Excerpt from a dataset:
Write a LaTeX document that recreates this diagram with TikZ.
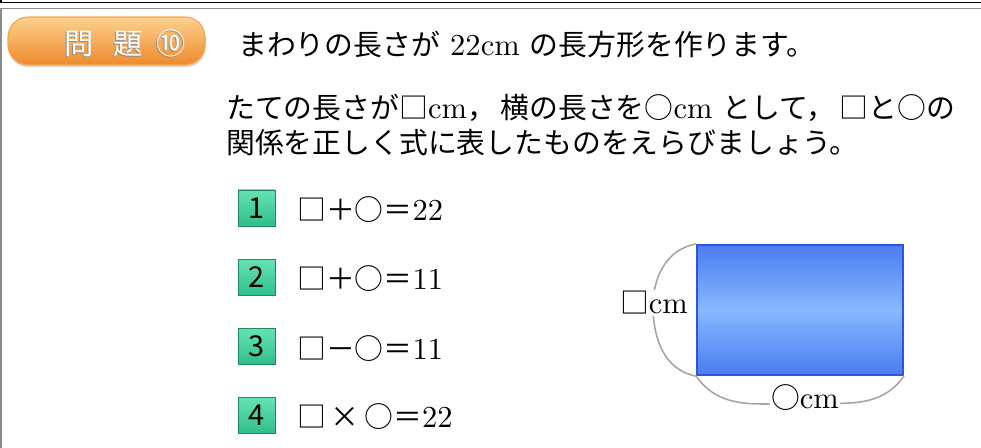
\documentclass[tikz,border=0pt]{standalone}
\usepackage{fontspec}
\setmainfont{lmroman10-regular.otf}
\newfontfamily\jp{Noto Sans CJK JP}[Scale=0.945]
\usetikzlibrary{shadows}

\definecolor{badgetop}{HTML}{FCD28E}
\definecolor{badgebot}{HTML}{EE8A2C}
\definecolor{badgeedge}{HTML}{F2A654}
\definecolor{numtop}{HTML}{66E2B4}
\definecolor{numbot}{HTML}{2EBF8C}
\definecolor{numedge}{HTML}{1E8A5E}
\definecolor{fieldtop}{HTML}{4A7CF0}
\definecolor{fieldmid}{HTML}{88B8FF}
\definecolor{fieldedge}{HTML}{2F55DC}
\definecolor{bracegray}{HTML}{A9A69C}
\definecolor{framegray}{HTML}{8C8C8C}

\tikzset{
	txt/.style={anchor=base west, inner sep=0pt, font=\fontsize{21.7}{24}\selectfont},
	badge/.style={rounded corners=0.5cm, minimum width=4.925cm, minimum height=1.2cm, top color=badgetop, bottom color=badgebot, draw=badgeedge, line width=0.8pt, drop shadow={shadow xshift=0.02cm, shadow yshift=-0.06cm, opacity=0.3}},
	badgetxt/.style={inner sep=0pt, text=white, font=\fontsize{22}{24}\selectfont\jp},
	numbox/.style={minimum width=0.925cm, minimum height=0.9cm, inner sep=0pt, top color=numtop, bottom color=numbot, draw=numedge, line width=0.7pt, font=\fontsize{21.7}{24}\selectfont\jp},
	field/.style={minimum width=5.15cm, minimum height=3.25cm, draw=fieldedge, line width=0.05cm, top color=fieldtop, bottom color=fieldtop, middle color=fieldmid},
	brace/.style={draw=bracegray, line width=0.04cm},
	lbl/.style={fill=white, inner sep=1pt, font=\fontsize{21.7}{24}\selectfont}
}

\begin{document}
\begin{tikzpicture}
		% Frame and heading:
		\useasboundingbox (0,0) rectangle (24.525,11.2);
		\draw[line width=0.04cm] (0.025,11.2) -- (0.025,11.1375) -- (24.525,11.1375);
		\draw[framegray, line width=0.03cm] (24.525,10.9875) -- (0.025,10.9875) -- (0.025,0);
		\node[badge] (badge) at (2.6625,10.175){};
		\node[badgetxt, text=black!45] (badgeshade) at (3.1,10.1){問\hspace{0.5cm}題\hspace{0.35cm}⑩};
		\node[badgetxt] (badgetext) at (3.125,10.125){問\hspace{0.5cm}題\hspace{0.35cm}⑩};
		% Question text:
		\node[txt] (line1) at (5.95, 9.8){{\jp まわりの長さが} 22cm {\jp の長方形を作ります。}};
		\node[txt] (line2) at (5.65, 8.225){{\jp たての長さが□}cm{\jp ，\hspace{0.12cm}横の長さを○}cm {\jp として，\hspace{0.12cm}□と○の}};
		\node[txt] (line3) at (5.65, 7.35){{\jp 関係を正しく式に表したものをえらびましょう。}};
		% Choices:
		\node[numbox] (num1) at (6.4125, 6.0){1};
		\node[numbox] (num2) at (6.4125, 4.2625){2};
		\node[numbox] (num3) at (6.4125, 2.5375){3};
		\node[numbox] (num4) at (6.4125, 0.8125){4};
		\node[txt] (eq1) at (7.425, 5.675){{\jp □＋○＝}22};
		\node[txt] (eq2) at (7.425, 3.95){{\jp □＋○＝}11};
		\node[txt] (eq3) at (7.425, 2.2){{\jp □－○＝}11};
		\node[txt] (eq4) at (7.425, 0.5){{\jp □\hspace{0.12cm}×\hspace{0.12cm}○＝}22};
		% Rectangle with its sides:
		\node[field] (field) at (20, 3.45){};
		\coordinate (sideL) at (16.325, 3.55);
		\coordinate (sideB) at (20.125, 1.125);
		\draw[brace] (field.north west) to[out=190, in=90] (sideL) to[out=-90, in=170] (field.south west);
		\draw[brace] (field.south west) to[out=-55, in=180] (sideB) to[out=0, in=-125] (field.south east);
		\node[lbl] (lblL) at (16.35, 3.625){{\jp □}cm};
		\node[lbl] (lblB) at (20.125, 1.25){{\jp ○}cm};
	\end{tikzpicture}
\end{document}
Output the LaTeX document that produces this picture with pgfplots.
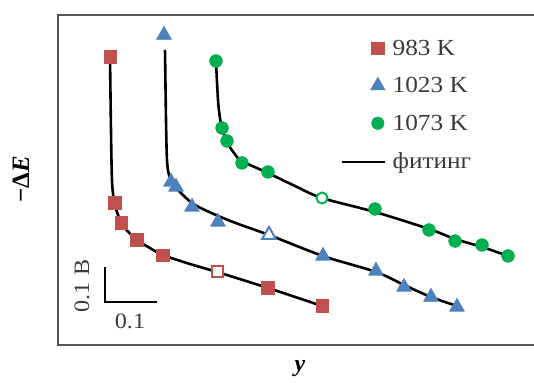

==

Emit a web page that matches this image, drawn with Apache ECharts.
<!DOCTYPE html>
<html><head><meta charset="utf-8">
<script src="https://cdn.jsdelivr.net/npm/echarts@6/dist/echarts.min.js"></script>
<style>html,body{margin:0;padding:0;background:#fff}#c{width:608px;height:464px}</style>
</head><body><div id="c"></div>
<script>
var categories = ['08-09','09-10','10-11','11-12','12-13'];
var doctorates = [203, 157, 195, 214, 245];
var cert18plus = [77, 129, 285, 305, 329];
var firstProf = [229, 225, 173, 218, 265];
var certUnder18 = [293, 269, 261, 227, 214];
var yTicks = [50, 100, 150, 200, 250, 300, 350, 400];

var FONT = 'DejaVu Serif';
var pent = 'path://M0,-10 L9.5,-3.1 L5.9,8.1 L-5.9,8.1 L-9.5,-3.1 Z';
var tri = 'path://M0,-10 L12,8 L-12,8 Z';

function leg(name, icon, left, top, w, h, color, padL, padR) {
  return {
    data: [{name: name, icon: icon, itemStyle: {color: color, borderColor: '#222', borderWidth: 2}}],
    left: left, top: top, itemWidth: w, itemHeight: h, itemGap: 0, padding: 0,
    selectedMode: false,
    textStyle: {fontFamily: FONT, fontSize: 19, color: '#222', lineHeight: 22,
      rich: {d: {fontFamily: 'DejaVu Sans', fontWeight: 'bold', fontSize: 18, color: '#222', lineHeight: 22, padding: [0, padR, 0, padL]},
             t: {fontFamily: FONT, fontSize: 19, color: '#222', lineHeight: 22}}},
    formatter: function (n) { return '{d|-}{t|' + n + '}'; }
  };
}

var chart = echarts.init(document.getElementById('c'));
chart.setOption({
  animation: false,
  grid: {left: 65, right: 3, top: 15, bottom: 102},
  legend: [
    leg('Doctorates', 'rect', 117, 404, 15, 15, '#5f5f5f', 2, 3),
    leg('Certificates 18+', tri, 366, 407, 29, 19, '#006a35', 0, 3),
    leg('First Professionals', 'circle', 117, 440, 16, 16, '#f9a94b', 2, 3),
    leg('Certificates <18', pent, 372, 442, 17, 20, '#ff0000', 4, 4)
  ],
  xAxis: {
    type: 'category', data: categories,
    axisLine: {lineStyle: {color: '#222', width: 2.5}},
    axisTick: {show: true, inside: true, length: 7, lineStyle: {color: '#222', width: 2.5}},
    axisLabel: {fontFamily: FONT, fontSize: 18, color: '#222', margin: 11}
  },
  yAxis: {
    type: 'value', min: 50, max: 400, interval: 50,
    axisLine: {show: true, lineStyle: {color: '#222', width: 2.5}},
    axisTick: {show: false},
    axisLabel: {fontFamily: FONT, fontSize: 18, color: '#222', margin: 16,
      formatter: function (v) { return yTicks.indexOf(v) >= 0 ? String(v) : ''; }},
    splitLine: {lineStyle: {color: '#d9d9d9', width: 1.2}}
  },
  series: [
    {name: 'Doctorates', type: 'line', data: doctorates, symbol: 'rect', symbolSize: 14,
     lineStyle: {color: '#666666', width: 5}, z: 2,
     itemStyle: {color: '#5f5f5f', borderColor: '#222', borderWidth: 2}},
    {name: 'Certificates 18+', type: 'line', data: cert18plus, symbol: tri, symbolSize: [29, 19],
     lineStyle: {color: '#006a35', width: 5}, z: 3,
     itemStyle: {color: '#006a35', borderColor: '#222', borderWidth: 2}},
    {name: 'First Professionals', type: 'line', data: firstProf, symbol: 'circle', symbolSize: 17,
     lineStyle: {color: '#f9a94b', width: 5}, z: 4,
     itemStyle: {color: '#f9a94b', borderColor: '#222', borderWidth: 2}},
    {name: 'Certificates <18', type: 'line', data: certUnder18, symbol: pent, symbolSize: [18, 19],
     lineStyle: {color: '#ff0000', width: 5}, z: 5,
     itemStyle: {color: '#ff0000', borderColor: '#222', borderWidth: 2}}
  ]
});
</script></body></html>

» **Exercise objective**
Above this instruction are the records; retype exactly the lines from the one containing "Emit a web page" up to and including the one containing "var tri = 'path://M0,-10 L12,8 L-12,8 Z';".

» **Result of the exercise**
Emit a web page that matches this image, drawn with Apache ECharts.
<!DOCTYPE html>
<html><head><meta charset="utf-8">
<script src="https://cdn.jsdelivr.net/npm/echarts@6/dist/echarts.min.js"></script>
<style>html,body{margin:0;padding:0;background:#fff}#c{width:608px;height:464px}</style>
</head><body><div id="c"></div>
<script>
var categories = ['08-09','09-10','10-11','11-12','12-13'];
var doctorates = [203, 157, 195, 214, 245];
var cert18plus = [77, 129, 285, 305, 329];
var firstProf = [229, 225, 173, 218, 265];
var certUnder18 = [293, 269, 261, 227, 214];
var yTicks = [50, 100, 150, 200, 250, 300, 350, 400];

var FONT = 'DejaVu Serif';
var pent = 'path://M0,-10 L9.5,-3.1 L5.9,8.1 L-5.9,8.1 L-9.5,-3.1 Z';
var tri = 'path://M0,-10 L12,8 L-12,8 Z';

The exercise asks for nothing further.